Rossi: All these systems sound more Flash Gordon than real. None of these systems exists in the world able to produce 10 kWh/h, as we did and as we are doing. Besides, consider that: all the money spent up to now has been my money.
Furthermore: we are not searching venture capital, we want to sell our energy, taking upon us all the risks, we are paying for all the R&D activity, we are not asking money from anyone.
Pssst
Can I hook you up with a perpetual motion machine?
True, dat, and this is a little different than heating water in a boiler by burning coal.
But I won’t jump on the bandwagon until the patent application is granted and others, besides the inventor, can replicate the results and show practical applications....
I'm interested in what we will see from this guy once he builds his pilot plant.
LOL!
Even Baking Soda and Vinegar produce heat, I wouldn’t get too excited.
So far, he indicates that he has used his own money to R&D this, as well as build what has been done.
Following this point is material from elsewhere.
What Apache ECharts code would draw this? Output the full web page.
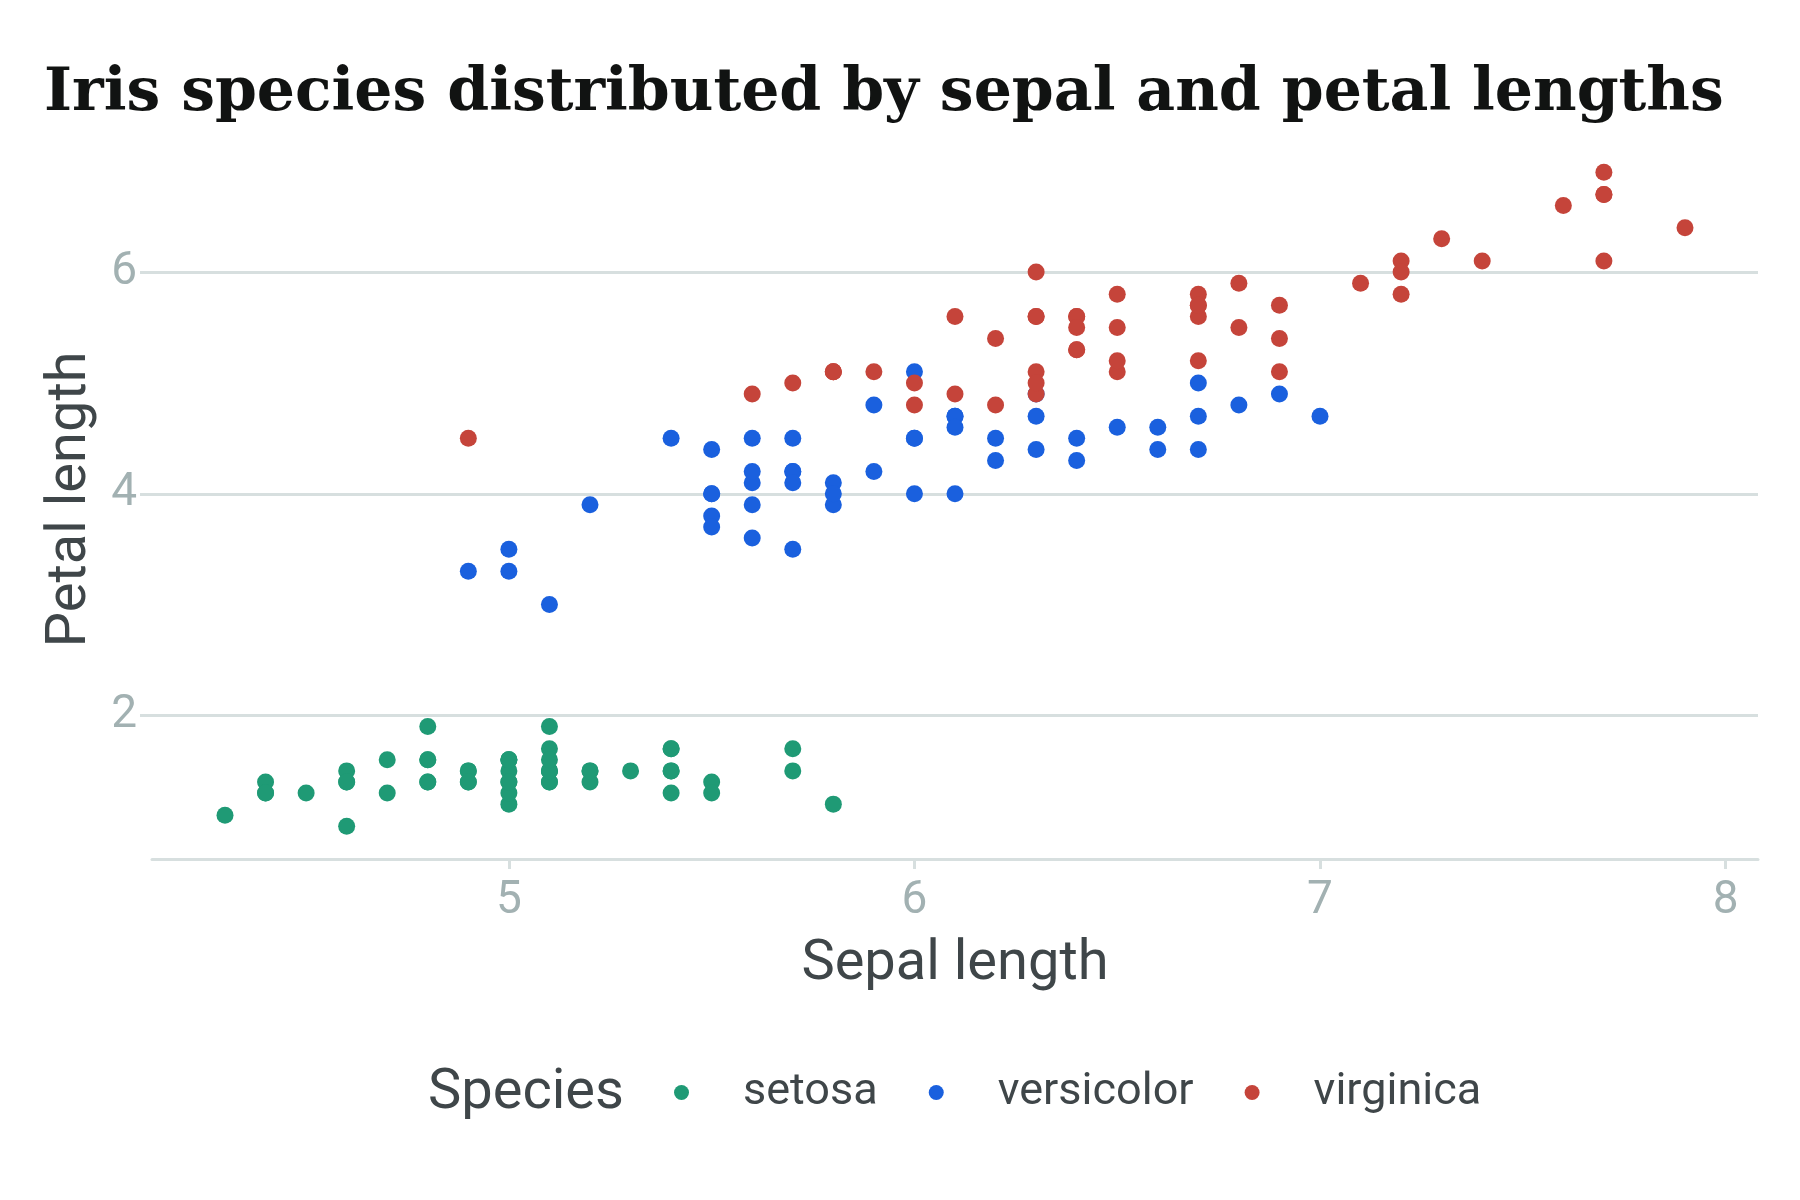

With the University of Bologna endorsing him - he’s got mounds of credability in my book.
I hope the International Patents get issued, but either way - this is going to revolutionize the world. Heat your home for 0.003 cents per KW of heat, electrical costs of around 1 cent/KWR.
More power available, means that our dependance on foreign oil for POWER is going to plummet. With that plummet, we will only need power for gas for our cars - then as battery technology increases - we can tell the Arabs to eat sand.
We can’t even get full scale total home powering fuel cell technology yet and we actually know the technology exists.
Yup. The market will decide, as it should.
We don't really need to know how it works, only that it does work. Which hasn't been proven yet either, AFAIK.
Maybe he's accidentally found a loophole in the laws of physics.
It is also quite likely that even if this reaction does produce a net energy gain, the gain will be too small to function as a practical source of energy.